Maniac Cop 2 picks up right where the first film leaves off, with undead police officer Matt Cordell and our hero, played by Bruce Campbell, locked in a death struggle on a speeding police paddy wagon. Once Cordell is assumed to have been secured a watery grave, officers Forrest (Campbell) and Mallory (Laurene Landon) have a hard time getting the brass to buy their explanation of what happened; the police chief being especially reticent to accept that Matt Cordell returned from the grave to perpetrate a series of homicides. But while our intrepid heroes try to pick up the pieces of their shattered worlds, Cordell again rises to dish out his own flavor of law and order. Will their combined knowledge of Cordell’s methods, along with the aide of loose cannon Detective Sean McKinney (Robert Davi) be enough to once again stop Cordell?
Horror sequels are a dime-a-dozen, there is no denying this. So the followup to an already more-than-slightly esoteric horror film rests precariously above the abyss of total, irrevocable obscurity. But William Lustig relies on well-rounded characters and absolutely mind-blasting stunt work to elevate his sophomore franchise entry. First is the addition of Robert Davi as Det. McKinney. With his fedora and suspenders, along with his propensity to shoot bad guys with a ginormous .45, he seems plucked from the dingy, yellowing pages of a Mickey Spillane novel. He is perpetually cool and perfectly hard-boiled. As anachronistic as he seems, his no-nonsense, distraction-free methods actually ground the otherwise completely absurd concept.

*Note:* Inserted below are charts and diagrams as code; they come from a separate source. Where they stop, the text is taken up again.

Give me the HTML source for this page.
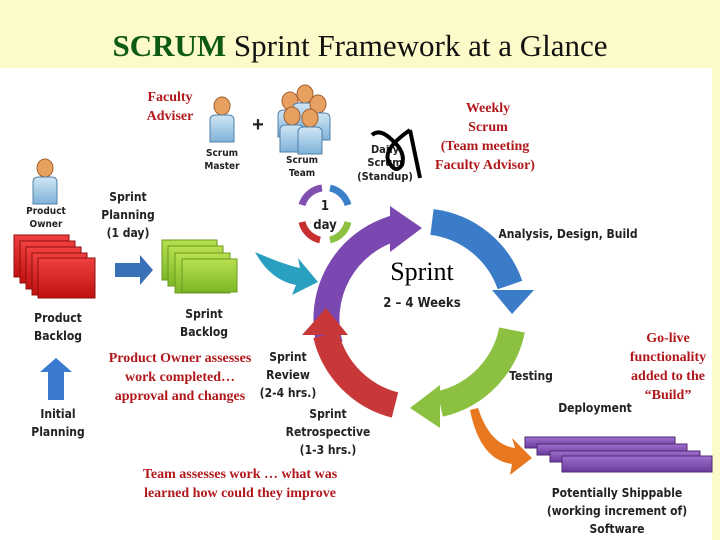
<!DOCTYPE html>
<html><head><meta charset="utf-8"><style>
body{margin:0;width:720px;height:540px;overflow:hidden;background:#fff}
svg{display:block}
.c{font-family:"DejaVu Sans Condensed","Liberation Sans",sans-serif;font-weight:bold;fill:#222}
.r{font-family:"Liberation Serif",serif;font-weight:bold;fill:#b0181c;font-size:14px}
</style></head><body>
<svg width="720" height="540" viewBox="0 0 720 540">
<defs>
<linearGradient id="rd" x1="0" y1="0" x2="0" y2="1"><stop offset="0" stop-color="#f04040"/><stop offset="1" stop-color="#c01010"/></linearGradient>
<linearGradient id="gr" x1="0" y1="0" x2="0" y2="1"><stop offset="0" stop-color="#b8e050"/><stop offset="1" stop-color="#7cb828"/></linearGradient>
<linearGradient id="pu" x1="0" y1="0" x2="0" y2="1"><stop offset="0" stop-color="#a070d0"/><stop offset="1" stop-color="#6a3a9a"/></linearGradient>
<linearGradient id="bd" x1="0" y1="0" x2="0" y2="1"><stop offset="0" stop-color="#cfe6f5"/><stop offset="1" stop-color="#7fb2d8"/></linearGradient>
<g id="p"><ellipse cx="0" cy="-14" rx="8" ry="9" fill="#e8a060" stroke="#a06030"/><path d="M-12 22 L-12 0 Q-12 -5 -6 -5 L6 -5 Q12 -5 12 0 L12 22 Z" fill="url(#bd)" stroke="#5080a8"/></g>
</defs>
<rect x="0" y="0" width="720" height="68" fill="#fcfac8"/>
<rect x="712" y="68" width="8" height="472" fill="#fcfac8"/>
<text x="360" y="56" text-anchor="middle" font-family="Liberation Serif,serif" font-size="31" fill="#111"><tspan fill="#0d5a12" font-weight="bold">SCRUM</tspan> Sprint Framework at a Glance</text>

<text class="r" x="170" y="101" text-anchor="middle">Faculty</text>
<text class="r" x="170" y="120" text-anchor="middle">Adviser</text>
<use href="#p" x="222" y="120"/>
<text class="c" x="222" y="156" text-anchor="middle" font-size="10">Scrum</text>
<text class="c" x="222" y="169" text-anchor="middle" font-size="10">Master</text>
<text x="258" y="131" text-anchor="middle" font-size="20" font-weight="bold" font-family="Liberation Sans,sans-serif" fill="#222">+</text>
<use href="#p" x="290" y="115"/><use href="#p" x="305" y="108"/><use href="#p" x="318" y="118"/><use href="#p" x="292" y="130"/><use href="#p" x="310" y="132"/>
<text class="c" x="302" y="163" text-anchor="middle" font-size="10">Scrum</text>
<text class="c" x="302" y="176" text-anchor="middle" font-size="10">Team</text>

<text class="c" x="385" y="153" text-anchor="middle" font-size="11">Daily</text>
<text class="c" x="385" y="166" text-anchor="middle" font-size="11">Scrum</text>
<text class="c" x="385" y="180" text-anchor="middle" font-size="11">(Standup)</text>
<path d="M372 135 Q380 128 392 140 Q406 152 402 165 Q395 175 388 160 Q384 148 410 130 M410 130 L420 178" stroke="#000" stroke-width="4" fill="none"/>
<text class="r" x="488" y="112" text-anchor="middle">Weekly</text>
<text class="r" x="488" y="131" text-anchor="middle">Scrum</text>
<text class="r" x="485" y="150" text-anchor="middle">(Team meeting</text>
<text class="r" x="485" y="169" text-anchor="middle">Faculty Advisor)</text>

<use href="#p" x="45" y="182"/>
<text class="c" x="46" y="214" text-anchor="middle" font-size="10">Product</text>
<text class="c" x="46" y="227" text-anchor="middle" font-size="10">Owner</text>
<g stroke="#901010" stroke-width="1">
<rect x="14" y="235" width="55" height="42" fill="url(#rd)"/><rect x="20" y="241" width="55" height="42" fill="url(#rd)"/><rect x="26" y="247" width="55" height="42" fill="url(#rd)"/><rect x="32" y="253" width="55" height="42" fill="url(#rd)"/><rect x="38" y="258" width="57" height="40" fill="url(#rd)"/></g>
<text class="c" x="58" y="322" text-anchor="middle" font-size="12">Product</text>
<text class="c" x="58" y="340" text-anchor="middle" font-size="12">Backlog</text>
<path d="M48 400 L48 372 L40 372 L56 358 L72 372 L64 372 L64 400 Z" fill="#3a7ad0"/>
<text class="c" x="58" y="418" text-anchor="middle" font-size="12">Initial</text>
<text class="c" x="58" y="436" text-anchor="middle" font-size="12">Planning</text>

<text class="c" x="128" y="201" text-anchor="middle" font-size="12">Sprint</text>
<text class="c" x="128" y="219" text-anchor="middle" font-size="12">Planning</text>
<text class="c" x="128" y="237" text-anchor="middle" font-size="12">(1 day)</text>
<path d="M115 263 L140 263 L140 255 L153 270 L140 285 L140 277 L115 277 Z" fill="#3a70b8"/>
<g stroke="#6a9a20"><rect x="162" y="240" width="55" height="40" fill="url(#gr)"/><rect x="168" y="246" width="55" height="40" fill="url(#gr)"/><rect x="175" y="253" width="55" height="40" fill="url(#gr)"/><rect x="182" y="259" width="55" height="33" fill="url(#gr)"/></g>
<text class="c" x="204" y="318" text-anchor="middle" font-size="12">Sprint</text>
<text class="c" x="204" y="336" text-anchor="middle" font-size="12">Backlog</text>

<g fill="none" stroke-width="7">
<path d="M302 205 A24 24 0 0 1 322 188" stroke="#8050b0"/><path d="M330 188 A24 24 0 0 1 348 205" stroke="#3a80c8"/>
<path d="M348 222 A24 24 0 0 1 330 240" stroke="#8cc040"/><path d="M320 240 A24 24 0 0 1 302 222" stroke="#c83030"/></g>
<text class="c" x="325" y="210" text-anchor="middle" font-size="13">1</text>
<text class="c" x="325" y="229" text-anchor="middle" font-size="13">day</text>

<path d="M255 252 Q285 265 300 268 L298 258 L318 282 L292 295 L296 285 Q270 280 255 252 Z" fill="#2aa0c0"/>
<g fill="none" stroke-width="26">
<path d="M330 345 A95 95 0 0 1 395 228" stroke="#7a48b0"/>
<path d="M432 222 A95 95 0 0 1 510 285" stroke="#3a7cc8"/>
<path d="M512 330 A95 95 0 0 1 440 404" stroke="#8cc040"/>
<path d="M395 405 A95 95 0 0 1 326 335" stroke="#c83838"/></g>
<polygon points="390,206 422,228 390,252" fill="#7a48b0"/>
<polygon points="492,290 534,290 512,314" fill="#3a7cc8"/>
<polygon points="440,385 440,428 410,408" fill="#8cc040"/>
<polygon points="302,335 348,335 326,308" fill="#c83838"/>
<text x="422" y="280" text-anchor="middle" font-family="Liberation Serif,serif" font-size="26" fill="#000">Sprint</text>
<text class="c" x="422" y="307" text-anchor="middle" font-size="13">2 – 4 Weeks</text>
<text class="c" x="568" y="238" text-anchor="middle" font-size="12">Analysis, Design, Build</text>
<text class="c" x="531" y="380" text-anchor="middle" font-size="12">Testing</text>
<text class="c" x="595" y="412" text-anchor="middle" font-size="12">Deployment</text>
<path d="M478 408 Q490 445 515 448 L512 438 L532 458 L510 475 L512 464 Q480 460 470 410 Z" fill="#e87820"/>

<g stroke="#502870"><rect x="525" y="437" width="150" height="11" fill="url(#pu)"/><rect x="537" y="444" width="150" height="11" fill="url(#pu)"/><rect x="550" y="451" width="150" height="11" fill="url(#pu)"/><rect x="562" y="456" width="150" height="16" fill="url(#pu)"/></g>
<text class="c" x="617" y="497" text-anchor="middle" font-size="12">Potentially Shippable</text>
<text class="c" x="617" y="515" text-anchor="middle" font-size="12">(working increment of)</text>
<text class="c" x="617" y="533" text-anchor="middle" font-size="12">Software</text>
<text class="r" x="668" y="342" text-anchor="middle">Go-live</text>
<text class="r" x="668" y="361" text-anchor="middle">functionality</text>
<text class="r" x="668" y="380" text-anchor="middle">added to the</text>
<text class="r" x="668" y="399" text-anchor="middle">“Build”</text>

<text class="c" x="288" y="361" text-anchor="middle" font-size="12">Sprint</text>
<text class="c" x="288" y="379" text-anchor="middle" font-size="12">Review</text>
<text class="c" x="288" y="397" text-anchor="middle" font-size="12">(2-4 hrs.)</text>
<text class="r" x="180" y="362" text-anchor="middle">Product Owner assesses</text>
<text class="r" x="180" y="381" text-anchor="middle">work completed…</text>
<text class="r" x="180" y="400" text-anchor="middle">approval and changes</text>
<text class="c" x="328" y="418" text-anchor="middle" font-size="12">Sprint</text>
<text class="c" x="328" y="436" text-anchor="middle" font-size="12">Retrospective</text>
<text class="c" x="328" y="454" text-anchor="middle" font-size="12">(1-3 hrs.)</text>
<text class="r" x="240" y="478" text-anchor="middle">Team assesses work … what was</text>
<text class="r" x="240" y="497" text-anchor="middle">learned how could they improve</text>
</svg>
</body></html>
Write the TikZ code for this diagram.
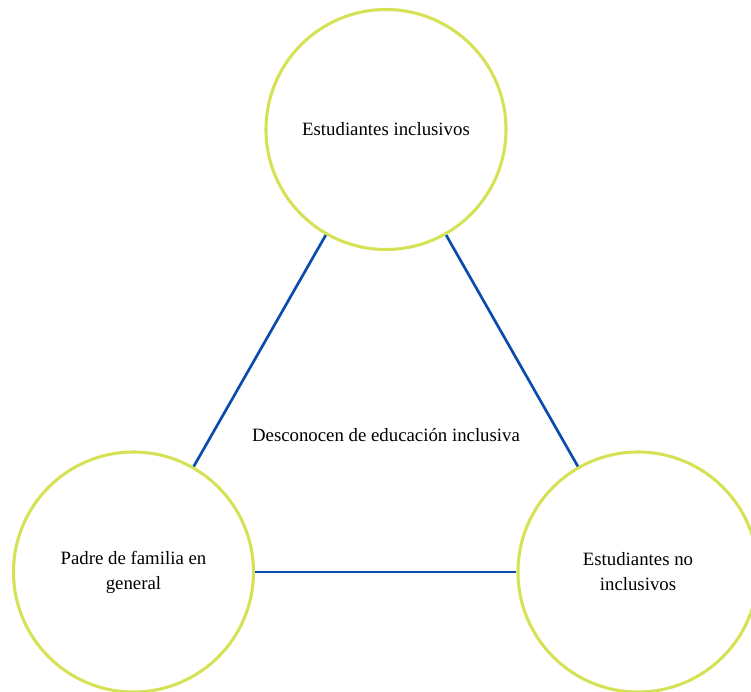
\documentclass[tikz,border=0pt]{standalone}
\usepackage{fontspec}
\setmainfont{Liberation Serif}
\definecolor{ringcolor}{RGB}{214,226,86}
\definecolor{linkcolor}{RGB}{8,76,172}
\begin{document}
\begin{tikzpicture}[x=0.75pt,y=-0.75pt,
  group/.style={circle, draw=ringcolor, line width=2.3pt, fill=white,
    minimum size=180pt, inner sep=0pt, align=center,
    font=\fontsize{14.1}{18.8}\selectfont},
  link/.style={draw=linkcolor, line width=2pt},
  caption/.style={font=\fontsize{14.1}{18.8}\selectfont}]
  \useasboundingbox (0,0) rectangle (751,692);
  \node[group] (top) at (386,129.5) {Estudiantes inclusivos};
  \node[group] (left) at (133.5,572) {Padre de familia en\\general};
  \node[group] (right) at (638,572) {Estudiantes no\\inclusivos};
  \node[caption] (mid) at (386,435) {Desconocen de educación inclusiva};
  \draw[link] (top) -- (left);
  \draw[link] (top) -- (right);
  \draw[link] (left) -- (right);
\end{tikzpicture}
\end{document}
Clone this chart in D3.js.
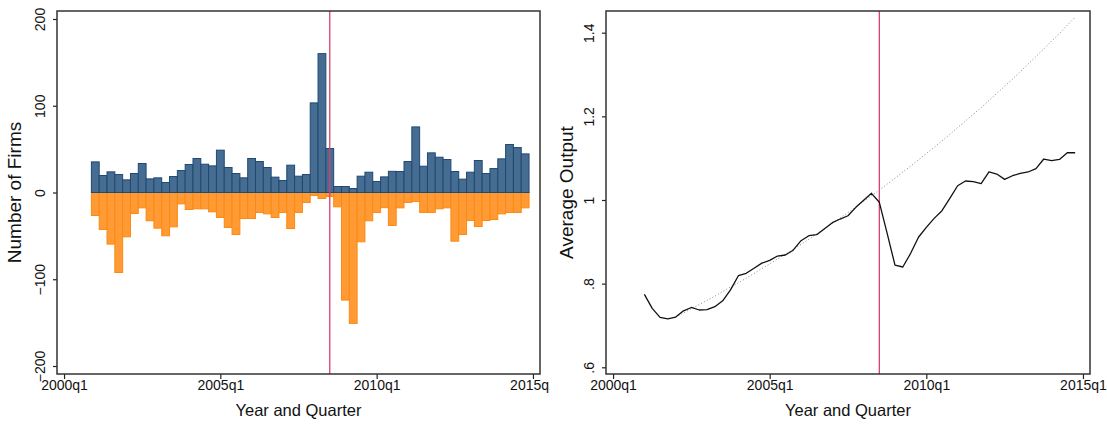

I also like the wildly insecure, loud-mouthed serial killer who serves as a hilarious juxtaposition to Cordell’s statuesque malevolence.
In terms of stunts, the first Maniac Cop is no slouch. But its younger sibling straps a rocket to the back of the stunt work in the first film, sticks a beaker of nitroglycerin in its mitts, and fires it over a tank full of chainsaw-wielding sharks. The first time we’re introduced to Robert Davi’s character, he shoots a perp the instant that perp has shaken off falling out of a second story window onto the roof a van and then onto the ground. Not enough? How about a police station shooting spree that rivals that of the first Terminator? No? How about one of the longest fire suit sequences ever caught on film culminating in two blazing baddies falling from a third story window onto a bus? This series is truly one of the best marriages of the slasher film and the action film. Incredible.
Beyond all that, I really just plain dig the plot of Maniac Cop 2. The stubbornly still breathing Matt Cordell, whose torso has inexplicably been inflated to the size of a Macy’s parade balloon, teams up with a bearded serial killer who then uses him to try and raise an army of arch criminals to take over the city? Flawless victory! Bundle all this together and pepper it with a snappy pace, a great supporting performance from Clarance Williams III, and a very brief cameo from Danny Trejo and you’ve got yourself one of the most entertaining films to ever play Terror Tuesday.
There was a considerable buzz in the air on this night. Director William Lustig, despite having a debilitating cold, was live in person and presided over a fantastic Q&A. If the crowd was enthusiastic to hear him speak before the film started, they were chomping at the bit to hear his insights on the film once the credits rolled. It was clear Bill was touched by the reception. He told us of the many people involved in this little film that went on to record major successes; about the stunt coordinator who worked on The Expendables, the sound editor who designed the sound for The Matrix, and the composer who went on to score Star Trek: The Next Generation. There is something beautifully apropos about that. Lustig may have been making a low-budget horror sequel, but he did so by employing some very talented people. He saw the potential in artists regardless of the fare in which they plied their trade. That sort of appreciation is at the soul of what makes Terror Tuesday so fantastic.